Online retailers are driving potential customers away by fatally sacrificing service for "sizzle", with British e-tailers offering a particularly bad Web experience, according to a new e-commerce report.
Only one UK e-tailer made it into the top five of 100 websites evaluated for the study, and of the worst five, four are British sites, according to the report. Jungle.com, the British electronics, music and video retailer, ranked fourth among the top five of 70 American and 30 British sites considered for the study. The bottom five are JJB Sports (UK), Sony (US), Waitrose (UK), Elonex (UK) and Simply Computers (UK). The remaining top five are Toys R Us, Beyond.com, PlanetRX and CDNow.
The sites were evaluated for elements including the overall quality of the home page, site entry and navigation, the shopping and browsing experience, ordering, account management and customer service and support.
The report argues that, contrary to media hype, the Web represents a selling evolution, not a selling revolution. "The Web is simply a new technology that can be used to facilitate an age-old process," it says. The key problem with online retail sites is that few come close to offering the service, attention, range of products and after-sale care that successful, traditional "bricks and mortar" merchants offer, said Ms Shelley Taylor, author of the study and chief executive of research firm Shelley Taylor and Associates.
"The whole browsing, shopping, searching, pre-sales assistance experience is missing," said Ms Taylor. The study, in its second year, found "nothing has improved other than the sizzle", she said.
Rather than focusing on customers and a convenient sales process, websites are loaded down with trendy animation technology, such as Flash and Shockwave. But such add-ons also can degrade the shopping experience and, in some cases, may prevent access to the site completely. In addition, Ms Taylor said that companies underestimate the cost of a truly functional e-commerce website.
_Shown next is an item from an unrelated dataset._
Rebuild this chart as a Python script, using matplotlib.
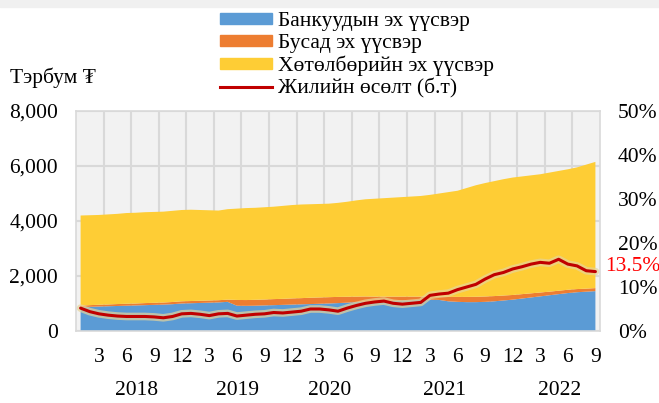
import numpy as np
import matplotlib.pyplot as plt
import matplotlib.patheffects as pe
from matplotlib.patches import Rectangle
from matplotlib.lines import Line2D
from matplotlib.transforms import blended_transform_factory

plt.rcParams['font.family'] = ['Liberation Serif', 'DejaVu Serif']

# 2018.01 - 2022.09, сар бүрээр (тэрбум ₮)
banks = [860, 880, 890, 900, 910, 920, 930, 940, 950, 960, 975, 1000,
         1010, 1020, 1030, 1040, 1060, 920, 915, 920, 930, 940, 950, 960,
         970, 980, 990, 1000, 1015, 1030, 1050, 1070, 1080, 1090, 1100, 1110,
         1120, 1130, 1140, 1130, 1080, 1060, 1050, 1050, 1060, 1080, 1110, 1140,
         1180, 1220, 1260, 1300, 1340, 1380, 1410, 1430, 1450]
other = [60, 60, 65, 65, 70, 70, 70, 75, 75, 75, 80, 80,
         80, 80, 80, 80, 80, 210, 210, 215, 215, 220, 220, 225,
         225, 230, 230, 230, 225, 215, 200, 185, 170, 160, 150, 140,
         130, 120, 110, 120, 160, 180, 190, 195, 195, 190, 180, 170,
         160, 150, 140, 130, 125, 120, 115, 110, 110]
total = [4200, 4210, 4220, 4240, 4260, 4290, 4300, 4320, 4330, 4340, 4370, 4400,
         4410, 4400, 4390, 4380, 4430, 4450, 4470, 4480, 4500, 4520, 4550, 4580,
         4600, 4610, 4620, 4630, 4660, 4700, 4750, 4790, 4810, 4830, 4850, 4870,
         4890, 4910, 4950, 5000, 5050, 5100, 5200, 5300, 5380, 5450, 5520, 5580,
         5620, 5660, 5700, 5760, 5820, 5880, 5950, 6050, 6150]
growth = [5.2, 4.4, 3.9, 3.6, 3.4, 3.3, 3.3, 3.3, 3.2, 3.0, 3.3, 3.9,
          4.0, 3.8, 3.5, 3.9, 4.0, 3.4, 3.6, 3.8, 3.9, 4.2, 4.1, 4.3,
          4.5, 5.0, 5.0, 4.8, 4.5, 5.2, 5.8, 6.3, 6.6, 6.8, 6.3, 6.1,
          6.3, 6.5, 8.1, 8.4, 8.6, 9.4, 10.0, 10.6, 11.8, 12.8, 13.3, 14.1,
          14.6, 15.2, 15.6, 15.4, 16.3, 15.2, 14.8, 13.7, 13.5]

years = ['2018', '2019', '2020', '2021', '2022']
month_labels = ['3', '6', '9', '12']
series_names = ['Банкуудын эх үүсвэр', 'Бусад эх үүсвэр',
                'Хөтөлбөрийн эх үүсвэр', 'Жилийн өсөлт (б.т)']

x = np.arange(len(total))
banks = np.array(banks)
other = np.array(other)
program = np.array(total) - banks - other

c_blue, c_orange, c_yellow, c_red = '#5b9bd5', '#ed7d31', '#fecd35', '#c00000'
grid_c = '#d9d9d9'
fs = 15.5

fig = plt.figure(figsize=(6.59, 4.03), dpi=100)
fig.patches.append(Rectangle((0, 1 - 7 / 403), 1, 7 / 403, transform=fig.transFigure,
                             color='#f0f0f0', zorder=0))
ax = fig.add_axes([76 / 659, 1 - 331 / 403, 524 / 659, 220 / 403])
ax.set_facecolor('#f2f2f2')
ax.set_axisbelow(True)

ax.stackplot(x, banks, other, program, colors=[c_blue, c_orange, c_yellow], lw=0)

ax.set_xlim(-0.5, len(x) - 0.5)
ax.set_ylim(0, 8000)
ax.set_yticks(range(0, 8001, 2000))
ax.set_yticklabels([f'{v:,}' for v in range(0, 8001, 2000)], fontsize=fs)

ticks = list(range(2, len(x), 3))
ax.set_xticks(ticks)
ax.set_xticklabels([month_labels[i % 4] for i in range(len(ticks))], fontsize=fs)
ax.set_xticks(np.arange(2.5, len(x) - 1, 3), minor=True)
ax.tick_params(axis='x', which='both', length=0, pad=12)
ax.tick_params(axis='y', length=0, pad=13)
ax.grid(axis='x', which='minor', color=grid_c, lw=1.5)
ax.grid(axis='y', which='major', color=grid_c, lw=1.5)
for s in ax.spines.values():
    s.set_color(grid_c)
    s.set_linewidth(1.2)

trans = blended_transform_factory(ax.transData, ax.transAxes)
for yr, xp in zip(years, [6.1, 17.1, 27.1, 39.6, 52.1]):
    ax.text(xp, -0.27, yr, transform=trans, ha='center', va='center', fontsize=fs)

ax2 = ax.twinx()
ax2.plot(x, growth, color=c_red, lw=2.2, solid_capstyle='round',
         path_effects=[pe.Stroke(linewidth=5.5, foreground='#e6d49a', alpha=0.7), pe.Normal()])
ax2.set_ylim(0, 50)
ax2.set_yticks(range(0, 51, 10))
ax2.set_yticklabels([f'{v}%' for v in range(0, 51, 10)], fontsize=fs)
ax2.tick_params(axis='y', length=0, pad=13)
for s in ax2.spines.values():
    s.set_visible(False)
ax2.annotate(f'{growth[-1]}%', (x[-1], growth[-1]), xytext=(7, 4), textcoords='offset points',
             color='#ff0000', fontsize=fs, ha='left', va='center')

fig.text(10 / 659, 1 - 78 / 403, 'Тэрбум ₮', fontsize=fs, va='center', ha='left')

handles = [Rectangle((0, 0), 1, 1, color=c_blue), Rectangle((0, 0), 1, 1, color=c_orange),
           Rectangle((0, 0), 1, 1, color=c_yellow), Line2D([], [], color=c_red, lw=2.2)]
fig.legend(handles, series_names, loc='upper left', bbox_to_anchor=(206 / 659, 1 + 2 / 403),
           frameon=False, fontsize=fs, handlelength=2.4, handleheight=0.42,
           handletextpad=0.3, labelspacing=0.13, borderpad=0.15)

fig.savefig('out.png', dpi=100)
As a consequence, she says, 75 per cent of online shoppers abandon their virtual shopping cart before a purchase. She contrasts this with "real-world" shopping: "You don't see Tesco full of trolleys abandoned at the kerb." Most online retailers fail to give customers the basic information they require, particularly in Britain. Only 33 per cent of British sites examined gave customers details of their account status, for example, compared to 74 per cent of US stores.
Just 13 per cent of UK sites take advantage of the opportunity to offer related merchandise to a customer, compared to 40 per cent of US sites. Overall, a mere 10 per cent of sites offer clear links to their policy on returning merchandise, and only 12 per cent offer shipping information. Only 30 per cent of sites tell customers whether a product is available and special browser plug-ins were required by 15 per cent of sites.
Ms Taylor blames youthful Website design companies and their lack of retailing knowledge for the poor functionality and design of most e-commerce sites. Typically, the retail company executives put in charge of the company website "don't understand the Web, and delegate inappropriately to 24-year-olds".